By Andrew Jones | Published February 2019
Veteran drummer-turned-pianist-turned-vibist Jorge Rossy’s Beyond Sunday is a slick and highly competent jazz album. And it’d be hard to find fault with contributions from players like drummer Al Foster and saxophonist Mark Turner when their attention turns to dynamic uptempo pieces, like the Rossy-composed “Joe’s Dream.” Turner’s bright sound and imaginative phrasing slide through and around the bouncing original.
Across Beyond Sunday, Foster administers an absolute clinic in swing. His drumming drives soloists, scaffolds ideas and holds court. “Sleepin’ In,” a Rossy original that sounds airlifted from 1950-something, opens with the drummer’s brushwork accompanying guitarist Jaume Llombart’s gentle soloing. Without spotlight-hogging, Foster sifts through rhythmic ideas and complex patterns so easily and quickly that his virtuosity easily could just go unnoticed.
The strength of Turner and Foster’s voices lend Beyond Sunday a batch of much-needed dynamism, as do Rossy’s memorable compositions that clearly intend to evoke past masters.
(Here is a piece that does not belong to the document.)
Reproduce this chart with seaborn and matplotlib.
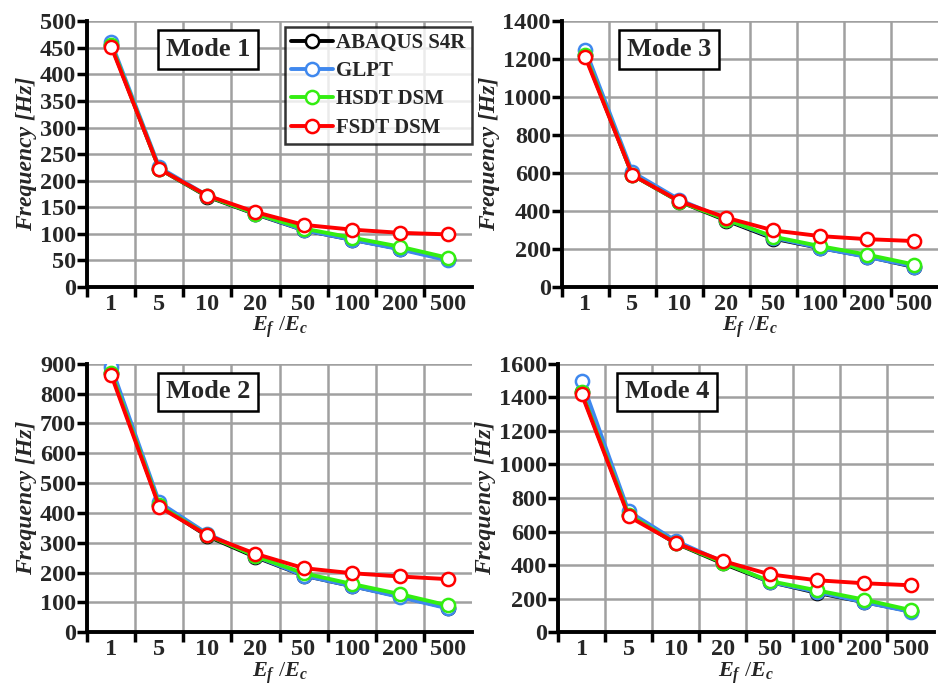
import pandas as pd
import matplotlib
matplotlib.use('Agg')
import matplotlib.pyplot as plt
import seaborn as sns

# E_f / E_c ratios (categorical axis)
ratios = ['1', '5', '10', '20', '50', '100', '200', '500']
methods = ['ABAQUS S4R', 'GLPT', 'HSDT DSM', 'FSDT DSM']
colors = ['#000000', '#3f88ee', '#33ee11', '#ff0000']

# frequencies [Hz]
mode1_abaqus = [455, 222, 170, 137, 107, 89, 72, 52]
mode1_glpt = [460, 225, 172, 138, 107, 89, 71, 50]
mode1_hsdt = [455, 222, 171, 138, 110, 93, 76, 55]
mode1_fsdt = [452, 222, 172, 141, 117, 108, 102, 99]

mode2_abaqus = [870, 425, 322, 252, 190, 155, 120, 82]
mode2_glpt = [890, 435, 330, 255, 190, 155, 118, 80]
mode2_hsdt = [870, 425, 325, 255, 198, 162, 128, 90]
mode2_fsdt = [862, 420, 325, 263, 215, 198, 187, 178]

mode3_abaqus = [1220, 590, 450, 350, 255, 205, 160, 105]
mode3_glpt = [1250, 605, 460, 355, 260, 205, 158, 108]
mode3_hsdt = [1220, 590, 450, 355, 265, 215, 170, 118]
mode3_fsdt = [1210, 590, 452, 365, 298, 268, 252, 242]

mode4_abaqus = [1430, 700, 530, 410, 300, 235, 180, 125]
mode4_glpt = [1500, 720, 545, 420, 300, 240, 180, 122]
mode4_hsdt = [1430, 700, 532, 415, 305, 250, 195, 132]
mode4_fsdt = [1420, 690, 532, 425, 345, 310, 292, 280]

modes = {
    'Mode 1': [mode1_abaqus, mode1_glpt, mode1_hsdt, mode1_fsdt],
    'Mode 2': [mode2_abaqus, mode2_glpt, mode2_hsdt, mode2_fsdt],
    'Mode 3': [mode3_abaqus, mode3_glpt, mode3_hsdt, mode3_fsdt],
    'Mode 4': [mode4_abaqus, mode4_glpt, mode4_hsdt, mode4_fsdt],
}
ylims = {'Mode 1': (500, 50), 'Mode 2': (900, 100),
         'Mode 3': (1400, 200), 'Mode 4': (1600, 200)}

sns.set_style('white')
plt.rcParams['font.family'] = ['Liberation Serif', 'DejaVu Serif']
plt.rcParams['font.weight'] = 'bold'
plt.rcParams['mathtext.fontset'] = 'custom'
plt.rcParams['mathtext.it'] = 'Liberation Serif:italic:bold'
plt.rcParams['mathtext.rm'] = 'Liberation Serif:bold'

fig = plt.figure(figsize=(9.38, 6.85), dpi=100)
positions = {
    'Mode 1': [0.093, 0.581, 0.41, 0.388],
    'Mode 3': [0.599, 0.581, 0.401, 0.388],
    'Mode 2': [0.093, 0.077, 0.41, 0.392],
    'Mode 4': [0.595, 0.077, 0.401, 0.392],
}
label_x = {'Mode 1': 0.314, 'Mode 2': 0.314, 'Mode 3': 0.285, 'Mode 4': 0.29}

for mode, series in modes.items():
    ax = fig.add_axes(positions[mode])
    rows = []
    for m, vals in zip(methods, series):
        for r, v in zip(ratios, vals):
            rows.append({'ratio': r, 'freq': v, 'method': m})
    df = pd.DataFrame(rows)
    sns.lineplot(data=df, x='ratio', y='freq', hue='method', hue_order=methods,
                 palette=colors, sort=False, marker='o', markersize=9.5,
                 markerfacecolor='white', markeredgewidth=1.8, linewidth=2.8,
                 ax=ax, legend=(mode == 'Mode 1'))
    # markers take the line colour on the edge
    for line, c in zip(ax.lines, colors):
        line.set_markeredgecolor(c)

    top, step = ylims[mode]
    ax.set_ylim(0, top)
    ax.set_yticks(range(0, top + 1, step))
    ax.set_xlim(-0.5, 7.5)
    ax.set_xticks(range(len(ratios)))
    ax.set_xticklabels(ratios)
    ax.set_xticks([i - 0.5 for i in range(len(ratios))], minor=True)
    ax.tick_params(axis='x', which='major', length=0, labelsize=17.5, pad=5)
    ax.tick_params(axis='x', which='minor', length=7, width=2.5, direction='out',
                   bottom=True, color='black')
    ax.tick_params(axis='y', which='major', length=7, width=2.5, direction='out',
                   left=True, labelsize=17.5, pad=1, color='black')
    ax.grid(False)
    ax.grid(True, axis='y', which='major', color='#a0a0a0', linewidth=1.8)
    ax.grid(True, axis='x', which='minor', color='#a0a0a0', linewidth=1.8)
    ax.set_axisbelow(True)
    for s in ['top', 'right']:
        ax.spines[s].set_visible(False)
    for s in ['left', 'bottom']:
        ax.spines[s].set_color('black')
        ax.spines[s].set_linewidth(2.8)
    for lab in ax.get_xticklabels() + ax.get_yticklabels():
        lab.set_fontweight('bold')

    ax.set_ylabel('Frequency [Hz]', fontsize=17, fontweight='bold',
                  fontstyle='italic', labelpad=2)
    ax.set_xlabel(r'$E_f$ /$E_c$', fontsize=16, labelpad=0)

    ax.text(label_x[mode], 0.895, mode, transform=ax.transAxes, ha='center',
            va='center', fontsize=19, fontweight='bold',
            bbox=dict(boxstyle='square,pad=0.3', facecolor='white',
                      edgecolor='black', linewidth=1.8))

    if mode == 'Mode 1':
        leg = ax.legend(loc='upper right', bbox_to_anchor=(1.0, 0.98),
                        fontsize=15, frameon=True, fancybox=False,
                        handlelength=2.0, handletextpad=0.15, borderpad=0.3,
                        labelspacing=0.4, borderaxespad=0.0)
        leg.get_frame().set_edgecolor('black')
        leg.get_frame().set_linewidth(1.8)
        for h, c in zip(leg.legend_handles, colors):
            h.set_markerfacecolor('white')
            h.set_markeredgecolor(c)
        for t in leg.get_texts():
            t.set_fontweight('bold')

fig.savefig('out.png', dpi=100)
It’s harder to pin down Rossy as a soloist, though, as he generally offers short, clipped lyrical phrases yielding few memorable moments.
A couple of slower numbers lack cohesion and focus, too: “Dusk” includes Rossy’s most melodically captivating solo, but wanders aimlessly, and “Cold” emphasizes atmospherics over melody, leaving performers clutching at straws.
When feeding off the steam generated by Foster or Turner, Beyond Sunday feels like something vital. Lacking those ingredients, it feels disposable.
Beyond Sunday: Beyond Sunday; Sativa; Kierra; Dusk; Joe’s Dream; Sleepin’ In; Cold; Trust?; Douglas; Introspection. (60:21)
Personnel: Jorge Rossy, vibraphone; Mark Turner, tenor saxophone; Jaume Llombart, guitar; Doug Weiss, bass; Al Foster, drums.